Others were turned down because they had never previously taken any foreign travel or could not speak English.

The "ridiculous reasons" for rejecting visas were set out in a report by the independent monitor of UK visas.

Linda Costelloe Baker's report said that despite such flaws there had been "significant improvement in quality."

But she said entry clearance officers could use "some ridiculous reasons when refusing visa for tourist visits".

She said a common reason for refusal was "you wish to go to the UK for a holiday. You have never previously undertaken any foreign travel before and I can see little reason for this trip".

In her report she says "this is a common reason for refusal but there was a first time for everyone who has gone abroad on a holiday and not having done it before is an acceptable reason for travel".

Another reason to reject a tourist visa was "you plan a holiday for no particular purpose other than sightseeing".

On the use of that reason, she says: "But that's what the UK is famous for, sights worth seeing."

'Live like a housewife'

She said the numbers of British people "going on their hols" would be cut if other countries emulated the UKvisas officials who rejected a tourist visa request because the applicant did not have a "sufficient command of the language for the purposes of tourism".

She also highlights the case of a person whose request was rejected by an officer because they had "little or no idea what you plan to see or do".

This was, she discloses, because the person had answered the question on a form asking why they were going to the UK, with the words "annual leave vacation".

That was a "perfectly sensible response", Mrs Costelloe Baker said.

Another woman was criticised for not researching the UK's background when she said she wanted to spend her four-month visit to her fiance to "just live as a housewife".

"I suspect being a housewife for four months was all she wanted to do and the Immigration Rules allow that," Mrs Costelloe Baker said.

She said it was "a little naive to worry about a list of tourist sights" being outlined if applicants wanted to visit close friends.

An applicant in St Petersburg wrote: "I just want a holiday, my friends live near the seaside" to which the officer wrote "you have not named any places you will see".

Mrs Costelloe Baker said this was not the case - the applicant had named the "seaside".

'Plain English please!'

In one case, a man was refused a visa because the officer thought it not credible that he was going to stay in a hotel in Cirencester "far from [his] friends in Surrey and Kent".
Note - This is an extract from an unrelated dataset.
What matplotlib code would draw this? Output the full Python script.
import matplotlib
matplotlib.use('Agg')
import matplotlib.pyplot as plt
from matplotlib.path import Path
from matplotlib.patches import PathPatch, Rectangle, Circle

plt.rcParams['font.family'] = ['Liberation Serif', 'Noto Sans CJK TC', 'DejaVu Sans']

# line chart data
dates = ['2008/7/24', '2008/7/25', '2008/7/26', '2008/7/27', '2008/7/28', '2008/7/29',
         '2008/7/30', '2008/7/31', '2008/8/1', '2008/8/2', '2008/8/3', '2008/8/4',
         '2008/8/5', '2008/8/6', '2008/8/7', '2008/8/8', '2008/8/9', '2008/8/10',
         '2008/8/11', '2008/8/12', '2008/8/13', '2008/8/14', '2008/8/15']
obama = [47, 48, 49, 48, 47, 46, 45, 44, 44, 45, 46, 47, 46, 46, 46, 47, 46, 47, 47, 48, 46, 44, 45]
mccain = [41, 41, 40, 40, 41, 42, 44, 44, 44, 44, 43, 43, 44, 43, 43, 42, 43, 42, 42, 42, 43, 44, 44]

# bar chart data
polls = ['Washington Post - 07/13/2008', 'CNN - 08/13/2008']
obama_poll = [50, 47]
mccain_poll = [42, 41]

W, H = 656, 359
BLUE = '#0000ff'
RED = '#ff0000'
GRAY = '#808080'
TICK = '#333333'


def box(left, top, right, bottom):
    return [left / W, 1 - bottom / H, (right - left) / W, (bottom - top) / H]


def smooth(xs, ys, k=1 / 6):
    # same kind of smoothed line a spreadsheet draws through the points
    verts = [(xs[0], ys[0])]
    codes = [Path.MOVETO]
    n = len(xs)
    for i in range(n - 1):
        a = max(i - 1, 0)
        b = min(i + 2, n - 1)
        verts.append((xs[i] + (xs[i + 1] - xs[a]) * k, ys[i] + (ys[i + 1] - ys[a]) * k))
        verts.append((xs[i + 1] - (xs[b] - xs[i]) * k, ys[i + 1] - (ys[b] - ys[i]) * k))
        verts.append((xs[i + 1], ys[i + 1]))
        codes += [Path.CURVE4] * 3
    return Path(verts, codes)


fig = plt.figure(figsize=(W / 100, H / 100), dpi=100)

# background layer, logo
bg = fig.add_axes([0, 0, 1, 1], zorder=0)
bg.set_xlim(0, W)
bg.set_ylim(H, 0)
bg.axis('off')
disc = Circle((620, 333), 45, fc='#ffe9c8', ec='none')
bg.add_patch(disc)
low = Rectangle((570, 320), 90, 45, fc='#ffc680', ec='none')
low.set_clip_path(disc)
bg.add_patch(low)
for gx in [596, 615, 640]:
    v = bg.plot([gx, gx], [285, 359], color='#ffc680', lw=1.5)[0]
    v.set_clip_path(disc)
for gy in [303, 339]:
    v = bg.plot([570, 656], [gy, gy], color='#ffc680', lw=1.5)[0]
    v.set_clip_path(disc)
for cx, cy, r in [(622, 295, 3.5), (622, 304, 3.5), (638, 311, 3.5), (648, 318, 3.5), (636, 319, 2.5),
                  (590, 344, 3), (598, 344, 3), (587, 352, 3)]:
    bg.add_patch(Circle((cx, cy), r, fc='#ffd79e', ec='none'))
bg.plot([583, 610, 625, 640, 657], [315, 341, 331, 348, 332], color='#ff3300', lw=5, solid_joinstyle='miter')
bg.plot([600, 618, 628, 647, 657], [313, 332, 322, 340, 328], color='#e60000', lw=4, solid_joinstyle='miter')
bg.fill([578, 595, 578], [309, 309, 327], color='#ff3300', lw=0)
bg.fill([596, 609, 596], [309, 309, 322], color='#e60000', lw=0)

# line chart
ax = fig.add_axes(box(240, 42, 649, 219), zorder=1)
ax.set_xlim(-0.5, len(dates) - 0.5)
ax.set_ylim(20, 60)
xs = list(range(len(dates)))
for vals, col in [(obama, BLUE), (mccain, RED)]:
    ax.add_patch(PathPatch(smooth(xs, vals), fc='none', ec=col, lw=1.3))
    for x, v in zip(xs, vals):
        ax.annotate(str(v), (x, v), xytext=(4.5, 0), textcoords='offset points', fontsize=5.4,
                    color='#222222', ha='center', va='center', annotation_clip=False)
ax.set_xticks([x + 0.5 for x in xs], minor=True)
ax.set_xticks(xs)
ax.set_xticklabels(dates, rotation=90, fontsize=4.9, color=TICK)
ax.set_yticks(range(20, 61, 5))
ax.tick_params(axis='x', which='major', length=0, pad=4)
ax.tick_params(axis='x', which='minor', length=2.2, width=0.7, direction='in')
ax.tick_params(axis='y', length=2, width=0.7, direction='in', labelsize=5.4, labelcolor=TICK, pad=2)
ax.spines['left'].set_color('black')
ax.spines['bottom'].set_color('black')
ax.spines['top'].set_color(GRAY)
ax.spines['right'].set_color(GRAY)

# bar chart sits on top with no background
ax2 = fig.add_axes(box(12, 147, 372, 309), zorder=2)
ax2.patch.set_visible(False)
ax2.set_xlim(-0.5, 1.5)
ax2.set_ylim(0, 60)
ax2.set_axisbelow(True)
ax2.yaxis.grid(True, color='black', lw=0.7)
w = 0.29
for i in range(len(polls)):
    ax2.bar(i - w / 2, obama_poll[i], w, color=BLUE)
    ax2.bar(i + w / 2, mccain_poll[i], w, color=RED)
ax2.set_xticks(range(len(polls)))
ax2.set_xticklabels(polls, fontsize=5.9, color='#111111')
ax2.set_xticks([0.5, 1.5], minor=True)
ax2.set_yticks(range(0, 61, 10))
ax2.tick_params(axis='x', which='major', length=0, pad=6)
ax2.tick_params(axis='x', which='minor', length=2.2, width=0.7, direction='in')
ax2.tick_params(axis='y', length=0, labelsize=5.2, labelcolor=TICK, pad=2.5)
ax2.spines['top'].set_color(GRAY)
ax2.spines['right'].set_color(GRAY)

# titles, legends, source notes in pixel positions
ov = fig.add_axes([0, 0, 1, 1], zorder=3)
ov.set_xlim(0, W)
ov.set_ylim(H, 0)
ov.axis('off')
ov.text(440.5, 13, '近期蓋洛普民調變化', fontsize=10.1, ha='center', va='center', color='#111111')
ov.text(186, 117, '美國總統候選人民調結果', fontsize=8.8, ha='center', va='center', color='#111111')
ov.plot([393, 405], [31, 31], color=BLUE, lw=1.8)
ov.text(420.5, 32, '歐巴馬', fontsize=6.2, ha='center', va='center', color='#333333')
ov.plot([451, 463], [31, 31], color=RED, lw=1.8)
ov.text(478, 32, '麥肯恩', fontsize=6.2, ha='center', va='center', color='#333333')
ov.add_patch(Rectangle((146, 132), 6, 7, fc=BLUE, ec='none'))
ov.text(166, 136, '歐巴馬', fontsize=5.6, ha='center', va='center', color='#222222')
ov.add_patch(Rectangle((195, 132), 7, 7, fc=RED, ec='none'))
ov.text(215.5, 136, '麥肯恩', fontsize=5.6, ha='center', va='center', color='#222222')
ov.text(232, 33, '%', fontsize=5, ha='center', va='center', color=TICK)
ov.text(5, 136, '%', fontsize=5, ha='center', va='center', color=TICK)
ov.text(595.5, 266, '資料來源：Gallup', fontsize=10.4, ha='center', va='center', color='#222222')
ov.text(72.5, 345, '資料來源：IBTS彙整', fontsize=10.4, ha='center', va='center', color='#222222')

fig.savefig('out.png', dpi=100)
The hotel was in fact in London and the man had told the officer that he had not wanted to put a burden on his friends for his entire 28-day visit.

Mrs Costelloe Baker said the man had been offered another application free of charge and she hoped he would get an apology as well.

She also said there had been improvement in the language used to explain refusals to applicants since the "very strange wordings" seen during her previous assessment.

But she still called for "plain English please!"

The report covers the first nine months of 2006, which had been a very busy period for UKvisas.

Mrs Costelloe Baker, who is independent but appointed by the Foreign Office, concluded that overall "there has been a significant improvement in the quality of UKvisas work compared with 2005 and I have found that refusal notices are more consistent and less idiosyncratic".